The Henderson County Fiscal Court preliminarily approved a 2-year moratorium on new solar energy installations.
At Tuesday’s meeting, all five magistrates approved the text amendment to the current zoning ordinance for solar energy systems that prevents the “filing, processing, review and acceptance of all applications” for Level 2 SES installations—large scale installations—by county governmental bodies.
The preliminary approval comes after the Fiscal Court in November approved a resolution to send the proposed moratorium to the Henderson City-County Joint Planning Commission for that body to make a recommendation. Subsequently, the joint planning commission on Jan. 7 approved a recommendation for the Fiscal Court to impose the 2-year moratorium.
But before those recent actions, residents in the Robards area complained that the construction of two large-scale installations was negatively affecting the aesthetics of the land and environment—and their quality of life.
National Grid Renewables is developing its 1,500-acre Unbridled Solar Project immediately south of Robards. It will include 400,000 solar panels, according to the company. NextEra Energy Resource’s two-phase Sebree Solar project will encompass 2,100 acres just to the north and west of Robards.
The moratorium won’t have any effect on those installations currently being constructed because they were already underway before the Fiscal Court passed its resolution.
It also wouldn’t affect a solar farm project that straddles Ky. 425 planned by Henderson Municipal Power & Light, according to Brad Bickett, HMP&L general manager. That will be built by Stellar Renewable Power and will encompass 292 fenced acres, said Bickett. Additionally, HMP&L has submitted documents for the project and has site plan approval, Bickett said.
Another project in eastern Henderson County will be put on hold, at least at the county level.
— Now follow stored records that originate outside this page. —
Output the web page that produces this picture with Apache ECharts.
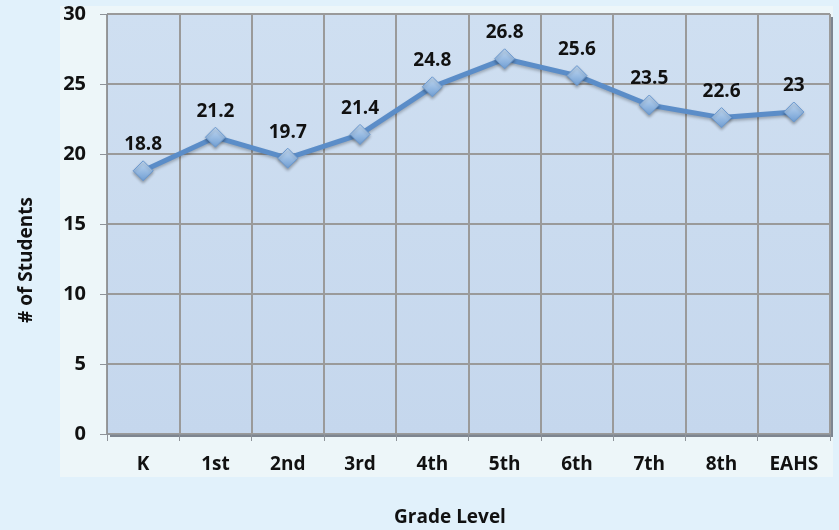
<!DOCTYPE html>
<html>
<head>
<meta charset="utf-8">
<script src="https://cdn.jsdelivr.net/npm/echarts@6/dist/echarts.min.js"></script>
<style>
  html, body { margin: 0; padding: 0; background: #e1f1fb; }
  #chart { width: 839px; height: 530px; }
</style>
</head>
<body>
<div id="chart"></div>
<script>
  const grades = ['K', '1st', '2nd', '3rd', '4th', '5th', '6th', '7th', '8th', 'EAHS'];
  const students = [18.8, 21.2, 19.7, 21.4, 24.8, 26.8, 25.6, 23.5, 22.6, 23];
  const xTitle = 'Grade Level';
  const yTitle = '# of Students';

  const font = '"Open Sans", "DejaVu Sans", sans-serif';
  let myChart = echarts.init(document.getElementById('chart'));

  let option = {
    backgroundColor: '#e1f1fb',
    graphic: [
      // lighter panel behind the plot
      { type: 'rect', z: -10, shape: { x: 60, y: 6, width: 773, height: 471 }, style: { fill: '#edf6f9' } },
      // 3d edge shadow of the plot area
      { type: 'rect', z: -5, shape: { x: 110, y: 17, width: 723, height: 420 }, style: { fill: '#7d8590' } },
      // axis titles (placed like the original, not centred on the plot)
      {
        type: 'text', x: 450, y: 518,
        style: { text: xTitle, fontFamily: font, fontWeight: 'bold', fontSize: 19, fill: '#111', align: 'center', verticalAlign: 'middle' }
      },
      {
        type: 'text', x: 27, y: 260, rotation: Math.PI / 2,
        style: { text: yTitle, fontFamily: font, fontWeight: 'bold', fontSize: 19, fill: '#111', align: 'center', verticalAlign: 'middle' }
      }
    ],
    grid: {
      left: 107,
      right: 9,
      top: 14,
      bottom: 96,
      outerBoundsMode: 'none',
      containLabel: false,
      show: true,
      backgroundColor: new echarts.graphic.LinearGradient(0, 0, 0, 1, [
        { offset: 0, color: '#cfdff1' },
        { offset: 1, color: '#c5d7ed' }
      ]),
      borderColor: '#9a9fa6',
      borderWidth: 1
    },
    xAxis: {
      type: 'category',
      data: grades,
      axisLine: { show: true, lineStyle: { color: '#8e9399', width: 1 } },
      axisTick: { show: true, length: 7, lineStyle: { color: '#8e9399' } },
      axisLabel: { fontFamily: font, fontWeight: 'bold', fontSize: 19, color: '#111', margin: 21 },
      splitLine: { show: true, lineStyle: { color: '#9a9a9a', width: 2 } }
    },
    yAxis: {
      type: 'value',
      min: 0,
      max: 30,
      interval: 5,
      axisLine: { show: true, lineStyle: { color: '#8e9399', width: 1 } },
      axisTick: { show: true, length: 7, lineStyle: { color: '#8e9399' } },
      axisLabel: { fontFamily: font, fontWeight: 'bold', fontSize: 20, color: '#111', margin: 21 },
      splitLine: { show: true, lineStyle: { color: '#9a9a9a', width: 2 } }
    },
    series: [{
      type: 'line',
      data: students,
      symbol: 'diamond',
      symbolSize: 20,
      lineStyle: {
        color: '#5b8dc8',
        width: 5,
        shadowColor: 'rgba(0,0,0,0.25)',
        shadowBlur: 3,
        shadowOffsetY: 2
      },
      itemStyle: {
        color: new echarts.graphic.LinearGradient(0, 0, 0, 1, [
          { offset: 0, color: '#c6dcf3' },
          { offset: 1, color: '#6e9dd3' }
        ]),
        borderColor: '#6a98cf',
        borderWidth: 1,
        shadowColor: 'rgba(0,0,0,0.3)',
        shadowBlur: 3,
        shadowOffsetY: 2
      },
      label: {
        show: true,
        position: 'top',
        distance: 6,
        fontFamily: font,
        fontWeight: 'bold',
        fontSize: 19,
        color: '#111'
      },
      animation: false
    }]
  };
  myChart.setOption(option);
</script>
</body>
</html>
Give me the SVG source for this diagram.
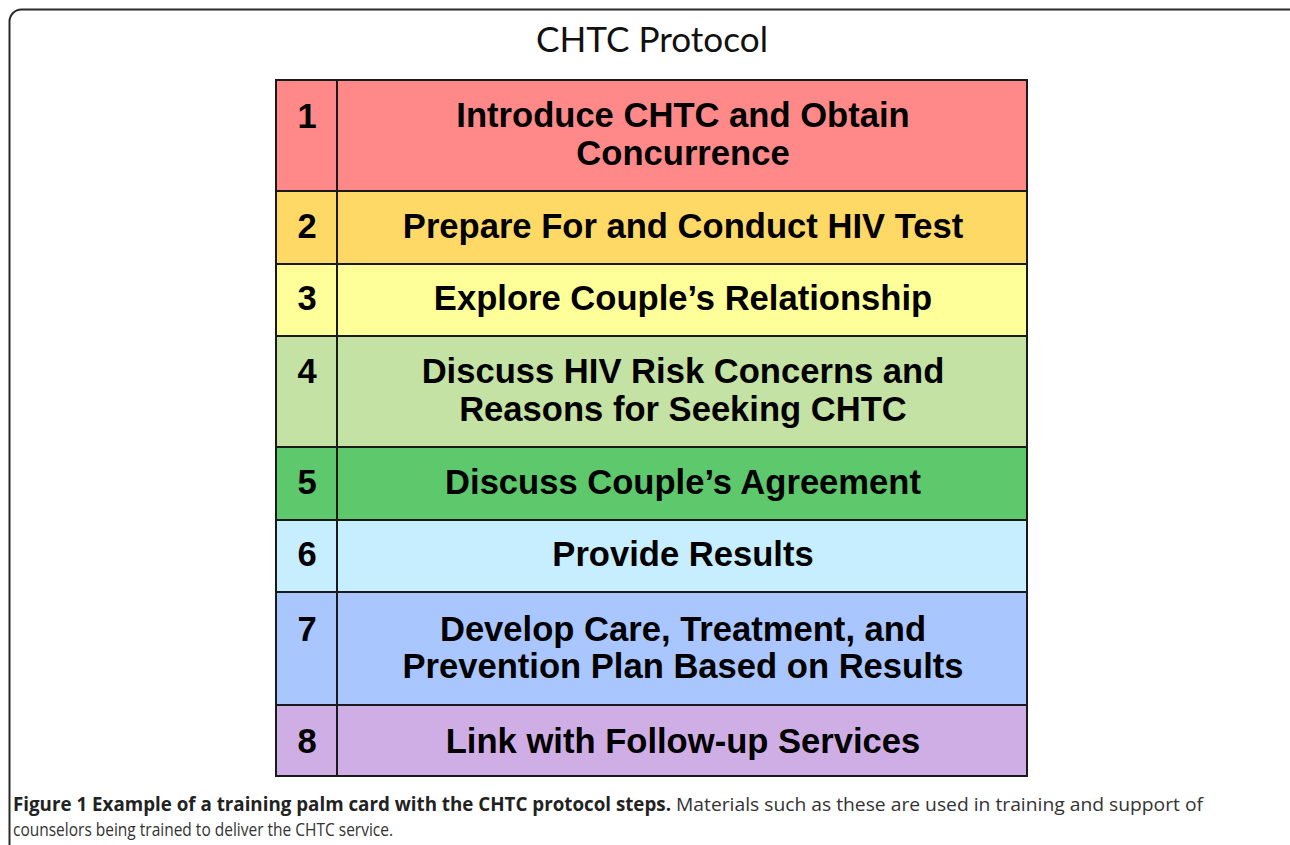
<svg xmlns="http://www.w3.org/2000/svg" width="1290" height="845" viewBox="0 0 1290 845">
<style>
.frame{fill:#fff;stroke:#2a2a2a;stroke-width:2}
.cell{stroke:#1a1a1a;stroke-width:2}
.step{font-family:"Liberation Sans",Arial,sans-serif;font-weight:bold;font-size:34.6px;fill:#000;text-anchor:middle}
.title{font-family:Lato,"Open Sans",sans-serif;font-size:35px;fill:#111;text-anchor:middle}
.capb{font-family:"Open Sans","Liberation Sans",sans-serif;font-weight:bold;font-size:19px;fill:#222}
.cap{font-family:"Open Sans","Liberation Sans",sans-serif;font-size:19px;fill:#333}
</style>
<rect class="frame" x="9.5" y="9.5" width="1291" height="900" rx="12"/>
<text class="title" x="652" y="52" textLength="232" lengthAdjust="spacingAndGlyphs">CHTC Protocol</text>
<g id="step1">
<rect class="cell" x="276" y="80" width="61" height="111" fill="#FF8989"/>
<rect class="cell" x="337" y="80" width="690" height="111" fill="#FF8989"/>
<text class="step" x="307" y="128">1</text>
<text class="step" x="683" y="127">Introduce CHTC and Obtain</text>
<text class="step" x="683" y="165">Concurrence</text>
</g>
<g id="step2">
<rect class="cell" x="276" y="191" width="61" height="73" fill="#FFD966"/>
<rect class="cell" x="337" y="191" width="690" height="73" fill="#FFD966"/>
<text class="step" x="307" y="238">2</text>
<text class="step" x="683" y="238">Prepare For and Conduct HIV Test</text>
</g>
<g id="step3">
<rect class="cell" x="276" y="264" width="61" height="72" fill="#FFFF99"/>
<rect class="cell" x="337" y="264" width="690" height="72" fill="#FFFF99"/>
<text class="step" x="307" y="310">3</text>
<text class="step" x="683" y="310">Explore Couple’s Relationship</text>
</g>
<g id="step4">
<rect class="cell" x="276" y="336" width="61" height="111" fill="#C4E2A4"/>
<rect class="cell" x="337" y="336" width="690" height="111" fill="#C4E2A4"/>
<text class="step" x="307" y="383">4</text>
<text class="step" x="683" y="383">Discuss HIV Risk Concerns and</text>
<text class="step" x="683" y="421">Reasons for Seeking CHTC</text>
</g>
<g id="step5">
<rect class="cell" x="276" y="447" width="61" height="73" fill="#5DC86C"/>
<rect class="cell" x="337" y="447" width="690" height="73" fill="#5DC86C"/>
<text class="step" x="307" y="494">5</text>
<text class="step" x="683" y="494">Discuss Couple’s Agreement</text>
</g>
<g id="step6">
<rect class="cell" x="276" y="520" width="61" height="72" fill="#C6EEFF"/>
<rect class="cell" x="337" y="520" width="690" height="72" fill="#C6EEFF"/>
<text class="step" x="307" y="566">6</text>
<text class="step" x="683" y="566">Provide Results</text>
</g>
<g id="step7">
<rect class="cell" x="276" y="592" width="61" height="113" fill="#A9C6FF"/>
<rect class="cell" x="337" y="592" width="690" height="113" fill="#A9C6FF"/>
<text class="step" x="307" y="641">7</text>
<text class="step" x="683" y="641">Develop Care, Treatment, and</text>
<text class="step" x="683" y="678">Prevention Plan Based on Results</text>
</g>
<g id="step8">
<rect class="cell" x="276" y="705" width="61" height="71" fill="#CFAEE6"/>
<rect class="cell" x="337" y="705" width="690" height="71" fill="#CFAEE6"/>
<text class="step" x="307" y="753">8</text>
<text class="step" x="683" y="753">Link with Follow-up Services</text>
</g>
<g id="connectors"></g>
<g id="caption">
<text class="capb" x="13" y="811" textLength="658" lengthAdjust="spacingAndGlyphs">Figure 1 Example of a training palm card with the CHTC protocol steps.</text>
<text class="cap" x="676" y="811" textLength="527" lengthAdjust="spacingAndGlyphs">Materials such as these are used in training and support of</text>
<text class="cap" x="13" y="836" textLength="380" lengthAdjust="spacingAndGlyphs">counselors being trained to deliver the CHTC service.</text>
</g>
</svg>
Officials pursuing the Rock Bluff Energy Park had not yet filed any paperwork for the project before the Fiscal Court’s resolution in November, which pauses work at the county level for the next two years.
About 14,000 acres of former strip-mining land owned by Penn Virginia in eastern Henderson County are under contract to develop Rock Bluff, said a representative of the project at Jan. 7’s planning commission meeting.
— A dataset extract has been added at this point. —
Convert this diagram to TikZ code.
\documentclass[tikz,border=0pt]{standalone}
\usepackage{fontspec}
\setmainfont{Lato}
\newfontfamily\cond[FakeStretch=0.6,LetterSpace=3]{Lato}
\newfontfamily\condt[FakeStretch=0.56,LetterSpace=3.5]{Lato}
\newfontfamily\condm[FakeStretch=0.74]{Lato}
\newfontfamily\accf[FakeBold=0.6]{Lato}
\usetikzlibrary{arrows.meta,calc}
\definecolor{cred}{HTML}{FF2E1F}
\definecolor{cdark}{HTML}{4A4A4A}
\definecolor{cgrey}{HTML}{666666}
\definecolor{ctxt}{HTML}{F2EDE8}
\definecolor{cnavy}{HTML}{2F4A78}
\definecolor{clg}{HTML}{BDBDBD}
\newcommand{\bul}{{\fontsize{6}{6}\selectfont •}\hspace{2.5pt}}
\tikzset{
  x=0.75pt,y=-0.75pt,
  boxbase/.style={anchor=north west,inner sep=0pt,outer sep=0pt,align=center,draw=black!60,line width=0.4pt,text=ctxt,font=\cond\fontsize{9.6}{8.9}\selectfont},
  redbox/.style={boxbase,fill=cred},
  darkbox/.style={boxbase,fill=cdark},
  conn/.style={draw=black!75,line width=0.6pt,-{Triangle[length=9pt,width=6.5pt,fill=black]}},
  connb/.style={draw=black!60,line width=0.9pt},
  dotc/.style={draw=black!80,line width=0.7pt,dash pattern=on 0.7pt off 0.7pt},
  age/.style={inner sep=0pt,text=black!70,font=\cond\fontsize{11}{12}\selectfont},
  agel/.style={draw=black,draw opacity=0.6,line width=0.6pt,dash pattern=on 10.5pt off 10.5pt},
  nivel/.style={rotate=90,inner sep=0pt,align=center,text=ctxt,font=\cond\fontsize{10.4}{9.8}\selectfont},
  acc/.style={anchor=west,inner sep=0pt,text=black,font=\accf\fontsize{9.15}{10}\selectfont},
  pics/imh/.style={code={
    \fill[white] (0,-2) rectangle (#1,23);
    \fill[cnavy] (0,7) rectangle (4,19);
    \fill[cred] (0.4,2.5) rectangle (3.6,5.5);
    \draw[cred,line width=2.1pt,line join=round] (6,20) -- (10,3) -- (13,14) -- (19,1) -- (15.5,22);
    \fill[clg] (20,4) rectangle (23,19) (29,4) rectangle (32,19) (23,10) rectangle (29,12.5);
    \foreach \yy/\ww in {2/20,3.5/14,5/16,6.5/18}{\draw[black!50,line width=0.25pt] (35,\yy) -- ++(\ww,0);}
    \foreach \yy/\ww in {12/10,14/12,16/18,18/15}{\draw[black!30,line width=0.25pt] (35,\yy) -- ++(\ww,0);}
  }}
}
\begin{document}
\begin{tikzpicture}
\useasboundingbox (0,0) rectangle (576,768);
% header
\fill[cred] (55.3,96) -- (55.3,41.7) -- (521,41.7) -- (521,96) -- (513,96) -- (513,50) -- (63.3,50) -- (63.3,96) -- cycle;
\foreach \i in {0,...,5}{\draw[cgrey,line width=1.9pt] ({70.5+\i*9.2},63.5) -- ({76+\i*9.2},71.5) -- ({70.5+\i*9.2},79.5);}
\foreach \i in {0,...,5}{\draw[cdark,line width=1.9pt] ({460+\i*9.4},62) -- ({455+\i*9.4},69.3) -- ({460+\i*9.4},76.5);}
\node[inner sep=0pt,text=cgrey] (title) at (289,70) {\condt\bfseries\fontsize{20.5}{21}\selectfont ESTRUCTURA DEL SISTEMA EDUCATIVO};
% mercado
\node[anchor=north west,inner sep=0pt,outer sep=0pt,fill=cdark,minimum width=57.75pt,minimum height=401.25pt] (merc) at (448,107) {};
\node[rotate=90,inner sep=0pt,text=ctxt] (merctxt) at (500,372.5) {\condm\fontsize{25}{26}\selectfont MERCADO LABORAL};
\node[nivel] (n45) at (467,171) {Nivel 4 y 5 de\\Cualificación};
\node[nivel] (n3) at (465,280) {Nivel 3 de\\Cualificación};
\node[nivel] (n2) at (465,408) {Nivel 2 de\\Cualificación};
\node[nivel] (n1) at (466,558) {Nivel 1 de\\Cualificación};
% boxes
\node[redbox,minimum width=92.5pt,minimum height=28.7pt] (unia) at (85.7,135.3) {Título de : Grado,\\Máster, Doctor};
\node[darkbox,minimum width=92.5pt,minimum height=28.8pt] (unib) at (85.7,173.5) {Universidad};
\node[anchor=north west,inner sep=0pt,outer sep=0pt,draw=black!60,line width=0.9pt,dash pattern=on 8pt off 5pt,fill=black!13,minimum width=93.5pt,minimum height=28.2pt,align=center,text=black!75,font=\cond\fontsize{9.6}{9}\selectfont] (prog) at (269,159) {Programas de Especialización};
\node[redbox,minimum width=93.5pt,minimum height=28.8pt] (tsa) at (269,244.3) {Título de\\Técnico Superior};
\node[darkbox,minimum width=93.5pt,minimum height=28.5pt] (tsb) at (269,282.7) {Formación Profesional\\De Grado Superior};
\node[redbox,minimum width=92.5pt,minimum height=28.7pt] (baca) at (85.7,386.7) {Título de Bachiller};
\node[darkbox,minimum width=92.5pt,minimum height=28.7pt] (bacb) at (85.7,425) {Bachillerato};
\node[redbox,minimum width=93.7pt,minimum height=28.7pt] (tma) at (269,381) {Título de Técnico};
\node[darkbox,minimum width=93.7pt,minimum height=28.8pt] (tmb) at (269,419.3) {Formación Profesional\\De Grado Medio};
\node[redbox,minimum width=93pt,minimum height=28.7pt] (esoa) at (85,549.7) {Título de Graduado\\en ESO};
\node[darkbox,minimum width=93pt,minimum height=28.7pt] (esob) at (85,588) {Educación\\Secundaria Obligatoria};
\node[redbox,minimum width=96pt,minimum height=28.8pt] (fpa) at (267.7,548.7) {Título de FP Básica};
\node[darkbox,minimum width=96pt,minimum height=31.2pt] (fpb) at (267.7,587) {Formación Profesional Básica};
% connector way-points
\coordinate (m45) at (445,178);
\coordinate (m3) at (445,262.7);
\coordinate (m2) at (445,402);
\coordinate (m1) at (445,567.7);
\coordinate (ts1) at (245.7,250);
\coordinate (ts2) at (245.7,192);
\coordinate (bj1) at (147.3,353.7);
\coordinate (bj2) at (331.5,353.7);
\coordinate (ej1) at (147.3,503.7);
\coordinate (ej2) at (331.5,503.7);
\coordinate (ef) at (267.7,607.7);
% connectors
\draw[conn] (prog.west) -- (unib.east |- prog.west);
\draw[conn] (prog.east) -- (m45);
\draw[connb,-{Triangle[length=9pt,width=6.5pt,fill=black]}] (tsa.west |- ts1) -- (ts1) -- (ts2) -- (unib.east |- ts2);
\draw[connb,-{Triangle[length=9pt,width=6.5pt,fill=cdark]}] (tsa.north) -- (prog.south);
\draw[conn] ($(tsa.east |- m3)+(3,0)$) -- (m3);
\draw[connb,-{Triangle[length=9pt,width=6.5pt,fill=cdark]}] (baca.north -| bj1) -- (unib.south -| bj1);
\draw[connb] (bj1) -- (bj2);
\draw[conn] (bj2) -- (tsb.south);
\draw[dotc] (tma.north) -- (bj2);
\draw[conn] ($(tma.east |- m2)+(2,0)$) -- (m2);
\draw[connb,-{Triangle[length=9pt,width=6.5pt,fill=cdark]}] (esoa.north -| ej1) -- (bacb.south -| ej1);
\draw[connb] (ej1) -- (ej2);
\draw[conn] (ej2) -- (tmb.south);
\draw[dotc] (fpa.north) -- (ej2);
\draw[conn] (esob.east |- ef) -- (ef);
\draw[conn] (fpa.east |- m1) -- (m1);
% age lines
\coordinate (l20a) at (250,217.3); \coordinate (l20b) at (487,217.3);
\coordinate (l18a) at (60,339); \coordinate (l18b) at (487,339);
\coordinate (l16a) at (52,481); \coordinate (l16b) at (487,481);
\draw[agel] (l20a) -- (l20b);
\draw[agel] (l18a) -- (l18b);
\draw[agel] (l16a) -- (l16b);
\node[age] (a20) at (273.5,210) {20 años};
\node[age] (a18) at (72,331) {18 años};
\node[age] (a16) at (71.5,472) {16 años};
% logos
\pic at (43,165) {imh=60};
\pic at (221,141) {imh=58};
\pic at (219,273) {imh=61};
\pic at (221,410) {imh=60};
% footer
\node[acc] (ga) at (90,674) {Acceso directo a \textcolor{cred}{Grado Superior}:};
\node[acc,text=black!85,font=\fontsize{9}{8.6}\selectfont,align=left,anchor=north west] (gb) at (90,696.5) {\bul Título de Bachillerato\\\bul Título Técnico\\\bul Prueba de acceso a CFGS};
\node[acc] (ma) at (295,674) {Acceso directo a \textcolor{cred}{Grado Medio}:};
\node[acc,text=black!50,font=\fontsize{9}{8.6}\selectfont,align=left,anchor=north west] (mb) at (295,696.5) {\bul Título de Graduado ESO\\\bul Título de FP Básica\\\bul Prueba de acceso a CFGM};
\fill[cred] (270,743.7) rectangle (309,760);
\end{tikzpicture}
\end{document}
Henderson County Judge-Executive Brad Schneider said Tuesday, though, that there was no desire among magistrates to make an exception for the Rock Bluff project.
The intent of the moratorium, according to the language in the amendment and Schneider is to pause any new construction and study the effects of the two large installations being constructed.
According to the amendment language, the pause will allow for the study of “empirical data observed from existing such installations, to determine if amendments to or repeal of existing regulations are necessary to reduce the negative effects of Level 2 SES installations.”
Schneider has previously said that the purpose of the moratorium was to monitor the effects of the current solar farms on the area, including drainage, road glare and the effectiveness of vegetative buffers (trees) that will take time to grow.